At a few minutes after noon, I'm watching Mr. Di Rita giving yet another round of spin about al Qaqaa. Uncharacteristically, he looked like he was on the verge of a panic attack through most of his introductory remarks. And with what followed, it's not hard to see why. The line Di Rita led off with (and I just jotted this down from hearing it once over the air, so perhaps I've got a word or two wrong) was this: "It has not been our desire to tell a particular story, only to tell the facts."
I believe this man protests too much.
The only thing accurate about this claim is that it's true that Di Rita has not been intent on telling a particular story. He's been willing to tell any story -- and has -- so long as it's a story that exonerates the White House. Even if it's a different story every day.
It's a touchy point. But it's time for someone to start making the point that the Pentagon Public Affairs office isn't supposed to be used as a formal arm of the Bush-Cheney reelection campaign. And for that matter if Di Rita's going to use it that way, he should at least be doing a better job of it.
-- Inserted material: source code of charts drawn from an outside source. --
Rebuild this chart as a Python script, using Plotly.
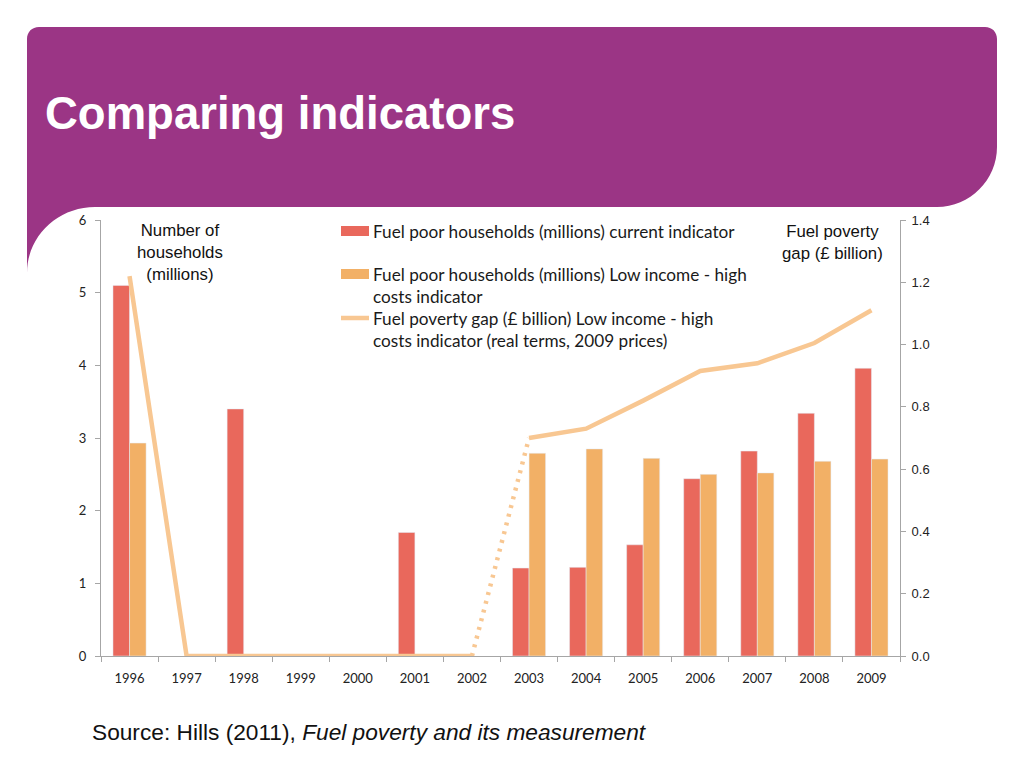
import plotly.graph_objects as go

years = ["1996", "1997", "1998", "1999", "2000", "2001", "2002",
         "2003", "2004", "2005", "2006", "2007", "2008", "2009"]
current_indicator = [5.10, None, 3.40, None, None, 1.70, None,
                     1.21, 1.22, 1.53, 2.44, 2.82, 3.34, 3.96]
lihc_indicator = [2.93, None, None, None, None, None, None,
                  2.79, 2.85, 2.72, 2.50, 2.52, 2.68, 2.71]
gap_billion = [1.22, 0, 0, 0, 0, 0, 0,
               0.70, 0.73, 0.82, 0.915, 0.94, 1.005, 1.11]

legend_labels = [
    "Fuel poor households (millions) current indicator",
    "Fuel poor households (millions) Low income - high<br>costs indicator",
    "Fuel poverty gap (£ billion) Low income - high<br>costs indicator (real terms, 2009 prices)",
]

RED = "#E9685C"
ORANGE = "#F2B066"
PEACH = "#F8C792"
PURPLE = "#9B3585"
AXIS = "#A6A6A6"

OFF = 8  # page body margin
W, H = 1024 - OFF, 768 - OFF
# plot area in screen pixels
SL, SR, ST, SB = 101, 900, 220, 656
L, R, T, B = SL - OFF, SR - OFF, ST - OFF, SB - OFF


def px(x):
    return (x - SL) / (SR - SL)


def py(y):
    return 1 - (y - ST) / (SB - ST)


fig = go.Figure()
fig.add_trace(go.Bar(x=years, y=current_indicator, marker_color=RED,
                     name=legend_labels[0], showlegend=False))
fig.add_trace(go.Bar(x=years, y=lihc_indicator, marker_color=ORANGE,
                     name=legend_labels[1], showlegend=False))
fig.add_trace(go.Scatter(x=years[:7], y=gap_billion[:7], yaxis="y2", mode="lines",
                         line=dict(color=PEACH, width=4.5), showlegend=False))
fig.add_trace(go.Scatter(x=years[6:8], y=gap_billion[6:8], yaxis="y2", mode="lines",
                         line=dict(color=PEACH, width=4.5, dash="3px,6px"), showlegend=False))
fig.add_trace(go.Scatter(x=years[7:], y=gap_billion[7:], yaxis="y2", mode="lines",
                         line=dict(color=PEACH, width=4.5), showlegend=False))


def P(x, y):
    return f"{px(x):.5f},{py(y):.5f}"


path = (
    f"M {P(39,27)} L {P(985,27)} C {P(992,27)} {P(997,32)} {P(997,39)} "
    f"L {P(997,147)} C {P(997,180)} {P(970,207)} {P(937,207)} "
    f"L {P(95,207)} C {P(58,207)} {P(27,236)} {P(27,273)} "
    f"L {P(27,39)} C {P(27,32)} {P(32,27)} {P(39,27)} Z"
)
shapes = [dict(type="path", path=path, xref="paper", yref="paper",
               fillcolor=PURPLE, line=dict(width=0), layer="below")]

shapes.append(dict(type="rect", xref="paper", yref="paper",
                   x0=px(341), x1=px(369), y0=py(236), y1=py(226),
                   fillcolor=RED, line=dict(width=0)))
shapes.append(dict(type="rect", xref="paper", yref="paper",
                   x0=px(341), x1=px(369), y0=py(279), y1=py(269),
                   fillcolor=ORANGE, line=dict(width=0)))
shapes.append(dict(type="line", xref="paper", yref="paper",
                   x0=px(341), x1=px(369), y0=py(318), y1=py(318),
                   line=dict(color=PEACH, width=4.5)))

LEG_FONT = dict(family="Lato, 'Open Sans', sans-serif", size=17.2, color="#1a1a1a")
ARIAL = "Liberation Sans, Arial, sans-serif"
annotations = [
    dict(text="<b>Comparing indicators</b>", xref="paper", yref="paper",
         x=px(43), y=py(113), xanchor="left", yanchor="middle", showarrow=False,
         font=dict(family=ARIAL, size=45.5, color="white")),
    dict(text="Number of<br>households<br>(millions)", xref="paper", yref="paper",
         x=px(180), y=py(252), xanchor="center", yanchor="middle", showarrow=False,
         font=dict(family=ARIAL, size=16.8, color="#111")),
    dict(text="Fuel poverty<br>gap (£ billion)", xref="paper", yref="paper",
         x=px(832), y=py(242), xanchor="center", yanchor="middle", showarrow=False,
         font=dict(family=ARIAL, size=16.8, color="#111")),
    dict(text=legend_labels[0], xref="paper", yref="paper",
         x=px(371), y=py(231), xanchor="left", yanchor="middle", showarrow=False,
         align="left", font=LEG_FONT),
    dict(text=legend_labels[1], xref="paper", yref="paper",
         x=px(371), y=py(285.5), xanchor="left", yanchor="middle", showarrow=False,
         align="left", font=LEG_FONT),
    dict(text=legend_labels[2], xref="paper", yref="paper",
         x=px(371), y=py(329), xanchor="left", yanchor="middle", showarrow=False,
         align="left", font=LEG_FONT),
    dict(text="Source: Hills (2011), <i>Fuel poverty and its measurement</i>",
         xref="paper", yref="paper", x=px(90), y=py(732), xanchor="left",
         yanchor="middle", showarrow=False,
         font=dict(family=ARIAL, size=22.7, color="#111")),
]

TICKFONT = dict(family="Lato, 'Open Sans', sans-serif", size=13, color="#222")
fig.update_layout(
    width=W, height=H,
    margin=dict(l=L, r=W - R, t=T, b=H - B, pad=0),
    paper_bgcolor="white", plot_bgcolor="white",
    barmode="group", bargap=0.42, bargroupgap=0,
    showlegend=False,
    shapes=shapes, annotations=annotations,
    xaxis=dict(type="category", showline=True, linecolor=AXIS, linewidth=1,
               ticks="outside", tickson="boundaries", ticklen=5, tickcolor=AXIS,
               showgrid=False, tickfont=TICKFONT, ticklabelstandoff=10),
    yaxis=dict(range=[0, 6], dtick=1, showline=True, linecolor=AXIS, linewidth=1,
               ticks="outside", ticklen=5, tickcolor=AXIS, showgrid=False,
               zeroline=False, tickfont=TICKFONT, ticklabelstandoff=6),
    yaxis2=dict(range=[0, 1.4], dtick=0.2, tickformat=".1f", overlaying="y",
                side="right", showline=True, linecolor=AXIS, linewidth=1,
                ticks="outside", ticklen=5, tickcolor=AXIS, showgrid=False,
                zeroline=False, ticklabelstandoff=3,
                tickfont=dict(family=ARIAL, size=13, color="#222")),
)

fig.write_html("out.html", config={"displayModeBar": False})
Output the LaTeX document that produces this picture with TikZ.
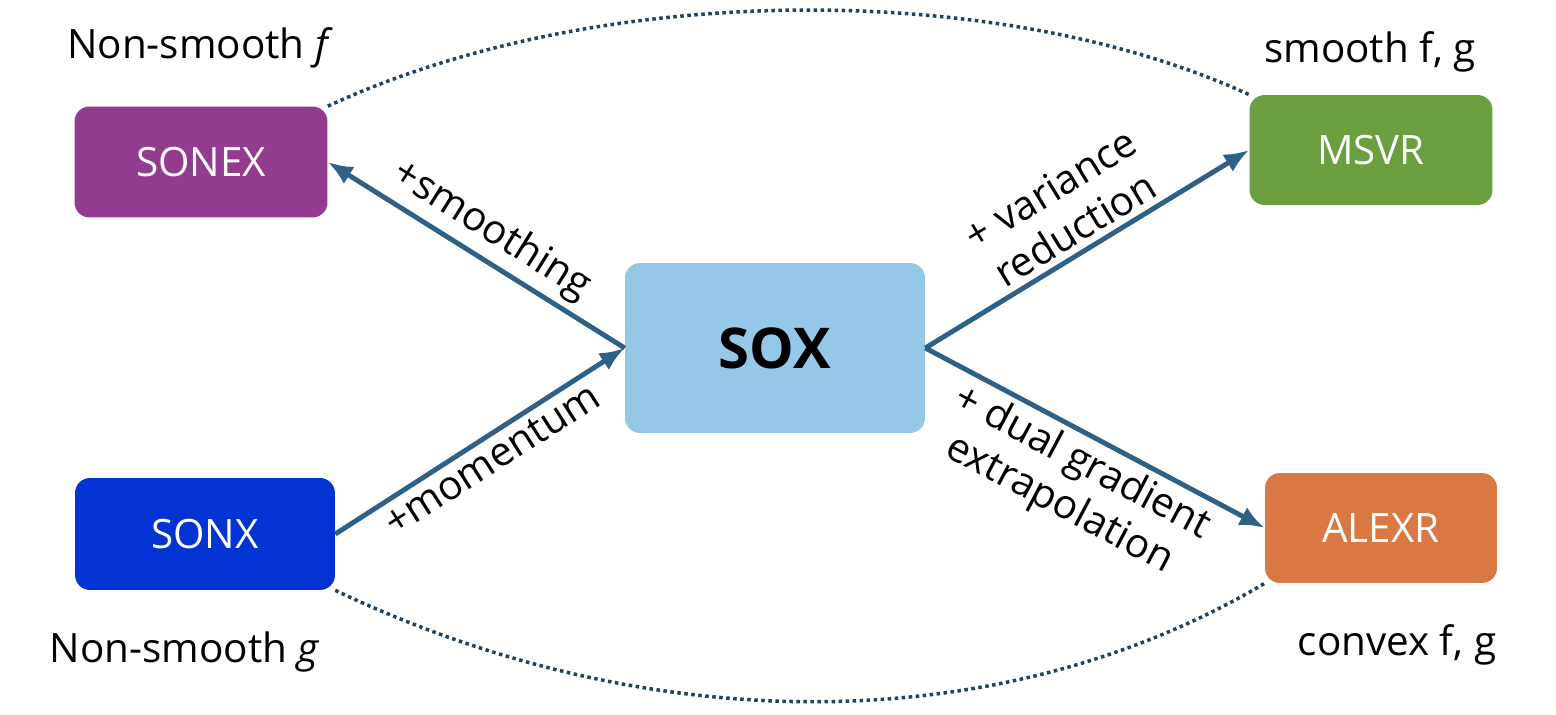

Today Di Rita brought out an Army major who says his unit removed and destroyed roughly 250 tons of equipment, ammunition and explosives from somewhere in the al Qaqaa facility in early April 2003 -- that would be after the first US troops arrived but prior to the arrival of the news crew that apparently filmed much of the explosives on April 18th.
Was it the stuff in question? Di Rita kept trying to answer the questions on the major's behalf. But the major made clear that he had no idea. Did he see any IAEA seals? No, he said, he didn't.
The Fox reporter at the news conference tried to coax the major into saying more than he was saying. But to no avail. He would only say what he knew. And there was very little that he knew that pertained to the relevant question.
The other reporters on hand, apparently weary of being lied to all week, preferred to put their questions to the major directly, rather than to Di Rita. And he, the major, was straightforward enough to say that all he knew was that he had taken stuff from somewhere at al Qaqaa and destroyed it.
What does that mean? Almost nothing.
This was an unfortunate stunt, put on by Di Rita and the politicals at DOD Public Affairs. And given how it turned out, I suspect it's one they quickly regretted.